Exercise requirements — Retype each line exactly. Skip images.

Source material —

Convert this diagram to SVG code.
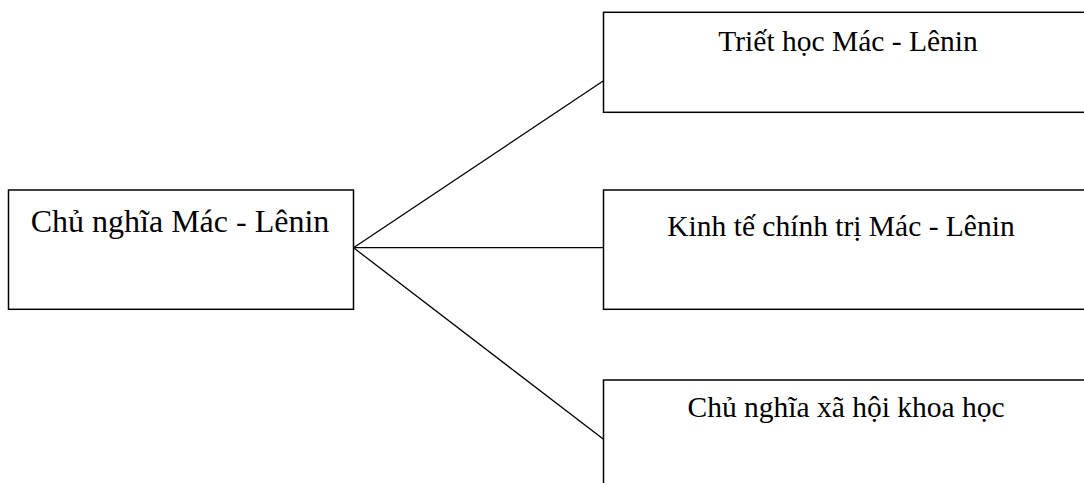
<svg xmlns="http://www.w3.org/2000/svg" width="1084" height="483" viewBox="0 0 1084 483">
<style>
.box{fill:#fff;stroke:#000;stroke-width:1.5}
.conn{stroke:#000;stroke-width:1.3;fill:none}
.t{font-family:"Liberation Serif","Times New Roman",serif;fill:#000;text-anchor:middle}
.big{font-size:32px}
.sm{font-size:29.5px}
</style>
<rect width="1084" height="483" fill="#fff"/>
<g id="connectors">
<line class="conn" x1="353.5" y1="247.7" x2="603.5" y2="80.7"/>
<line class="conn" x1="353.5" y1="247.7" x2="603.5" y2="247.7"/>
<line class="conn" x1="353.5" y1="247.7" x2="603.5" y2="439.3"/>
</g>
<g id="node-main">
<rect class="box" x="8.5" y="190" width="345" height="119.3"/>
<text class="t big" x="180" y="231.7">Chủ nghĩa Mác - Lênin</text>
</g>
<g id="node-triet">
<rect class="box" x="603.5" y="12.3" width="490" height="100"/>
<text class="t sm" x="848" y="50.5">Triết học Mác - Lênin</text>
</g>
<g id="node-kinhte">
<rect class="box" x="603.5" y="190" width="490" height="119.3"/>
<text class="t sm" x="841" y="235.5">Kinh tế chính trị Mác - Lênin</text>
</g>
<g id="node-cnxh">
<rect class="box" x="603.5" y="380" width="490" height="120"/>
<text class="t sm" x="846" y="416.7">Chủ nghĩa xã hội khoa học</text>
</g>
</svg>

Response —
Convert this diagram to SVG code.
<svg xmlns="http://www.w3.org/2000/svg" width="1084" height="483" viewBox="0 0 1084 483">
<style>
.box{fill:#fff;stroke:#000;stroke-width:1.5}
.conn{stroke:#000;stroke-width:1.3;fill:none}
.t{font-family:"Liberation Serif","Times New Roman",serif;fill:#000;text-anchor:middle}
.big{font-size:32px}
.sm{font-size:29.5px}
</style>
<rect width="1084" height="483" fill="#fff"/>
<g id="connectors">
<line class="conn" x1="353.5" y1="247.7" x2="603.5" y2="80.7"/>
<line class="conn" x1="353.5" y1="247.7" x2="603.5" y2="247.7"/>
<line class="conn" x1="353.5" y1="247.7" x2="603.5" y2="439.3"/>
</g>
<g id="node-main">
<rect class="box" x="8.5" y="190" width="345" height="119.3"/>
<text class="t big" x="180" y="231.7">Chủ nghĩa Mác - Lênin</text>
</g>
<g id="node-triet">
<rect class="box" x="603.5" y="12.3" width="490" height="100"/>
<text class="t sm" x="848" y="50.5">Triết học Mác - Lênin</text>
</g>
<g id="node-kinhte">
<rect class="box" x="603.5" y="190" width="490" height="119.3"/>
<text class="t sm" x="841" y="235.5">Kinh tế chính trị Mác - Lênin</text>
</g>
<g id="node-cnxh">
<rect class="box" x="603.5" y="380" width="490" height="120"/>
<text class="t sm" x="846" y="416.7">Chủ nghĩa xã hội khoa học</text>
</g>
</svg>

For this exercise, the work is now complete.